Norwegian naval officials don’t think they’ll be able to raise the wreckage of the frigate KNM Helge Ingstad until after the Christmas holidays, because of what they call “demanding weather conditions.” Salvage crews did manage, however, to remove the frigate’s missiles this week.
Newspaper Bergens Tidende reported that the weather was good until Monday afternoon, when all diving operations and work to secure the frigate were halted. The missiles could be removed from the frigate’s deck on Tuesday but raising the mostly sunken frigate is described as “a demanding and complex maritime operation” with several factors that can alter the salvage schedule.
Project leader Arild Øydegard told newspaper Bergensavisen that the weather, the vessel’s stability and the risk of pollution are among factors that can force interruptions in the salvage operation. Concerns have also been expressed that the vessel can slide into deeper water, making it even more difficult to raise it and transport it to the Haakonsvern naval base in Bergen. The navy has stated that the frigate’s movements are being constantly monitored by remote-controlled underwater robots.

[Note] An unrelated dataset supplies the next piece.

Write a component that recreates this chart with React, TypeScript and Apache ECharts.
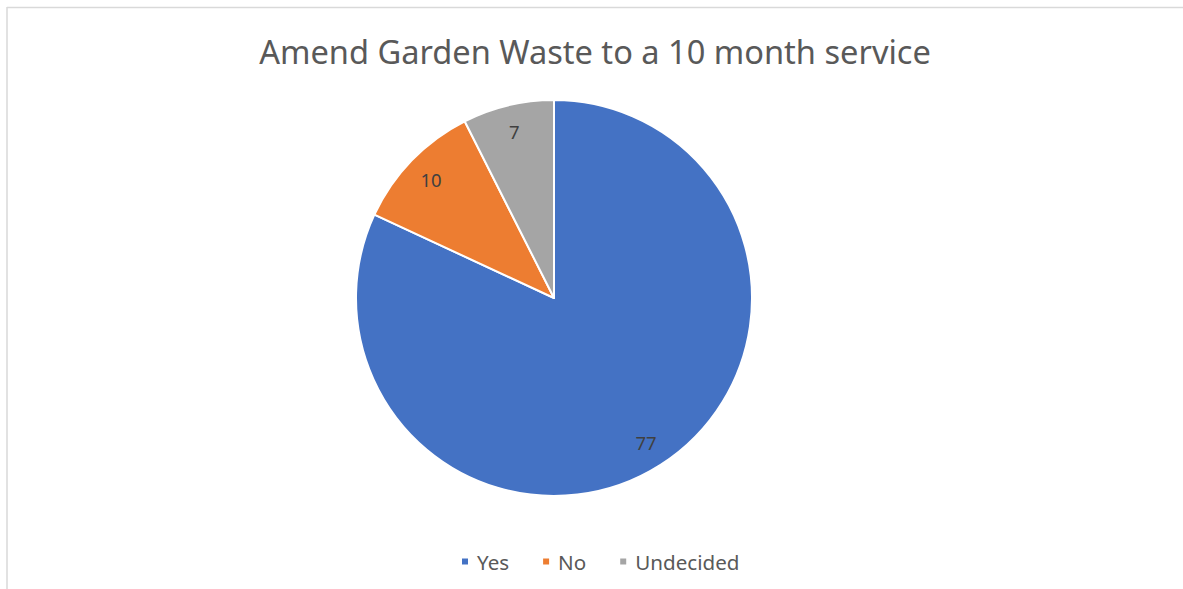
import React, { useEffect, useRef } from "react";
import * as echarts from "echarts";

const categories = ["Yes", "No", "Undecided"];
const values = [77, 10, 7];
const colors = ["#4472C4", "#ED7D31", "#A5A5A5"];
const titleText = "Amend Garden Waste to a 10 month service";

export default function App() {
  const ref = useRef<HTMLDivElement>(null);
  useEffect(() => {
    document.body.style.margin = "0";
    const chart = echarts.init(ref.current!, null, { renderer: "svg" });
    const data = categories.map((name, i) => ({
      name,
      value: values[i],
      itemStyle: { color: colors[i] },
    }));
    chart.setOption({
      animation: false,
      backgroundColor: "#ffffff",
      textStyle: { fontFamily: "Noto Sans" },
      title: {
        text: titleText,
        left: 590,
        top: 30,
        textAlign: "center",
        textStyle: {
          fontFamily: "Noto Sans",
          fontSize: 32.6,
          fontWeight: "normal",
          color: "#595959",
        },
      },
      legend: {
        data: categories.map((name, i) => ({ name, itemStyle: { color: colors[i] } })),
        left: 455,
        top: 546,
        icon: "rect",
        itemWidth: 8,
        itemHeight: 8,
        itemGap: 32,
        textStyle: { fontFamily: "Noto Sans", fontSize: 20.6, color: "#595959", padding: [0, 0, 0, 3] },
      },
      graphic: [
        { type: "line", shape: { x1: 7, y1: 7.5, x2: 1183, y2: 7.5 }, style: { stroke: "#d9d9d9", lineWidth: 1.5 } },
        { type: "line", shape: { x1: 7, y1: 7, x2: 7, y2: 589 }, style: { stroke: "#d9d9d9", lineWidth: 1.5 } },
      ],
      series: [
        {
          type: "pie",
          center: [554, 298],
          radius: [0, 198],
          startAngle: 90,
          clockwise: true,
          label: { show: false },
          labelLine: { show: false },
          itemStyle: { borderColor: "#ffffff", borderWidth: 2 },
          emphasis: { disabled: true },
          data,
        },
        {
          type: "pie",
          center: [554, 298],
          radius: [138, 198],
          startAngle: 90,
          clockwise: true,
          silent: true,
          label: {
            show: true,
            position: "inside",
            formatter: "{c}",
            fontFamily: "Noto Sans",
            fontSize: 18.5,
            color: "#404040",
          },
          labelLine: { show: false },
          itemStyle: { color: "transparent", borderWidth: 0 },
          emphasis: { disabled: true },
          data: categories.map((name, i) => ({ name, value: values[i] })),
        },
      ],
    });
    return () => chart.dispose();
  }, []);
  return <div ref={ref} style={{ width: 1183, height: 589 }} />;
}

The frigate collided with a fully laden tanker during the dark early morning hours of November 8, with evidence mounting that the frigate’s crew made several navigational errors. The state accident investigation board released a preliminary report last week of factors leading up to the collision that also suggests human error, but which subsequently has been criticized as being too vague and downplaying the role of the crew on the bridge of the frigate.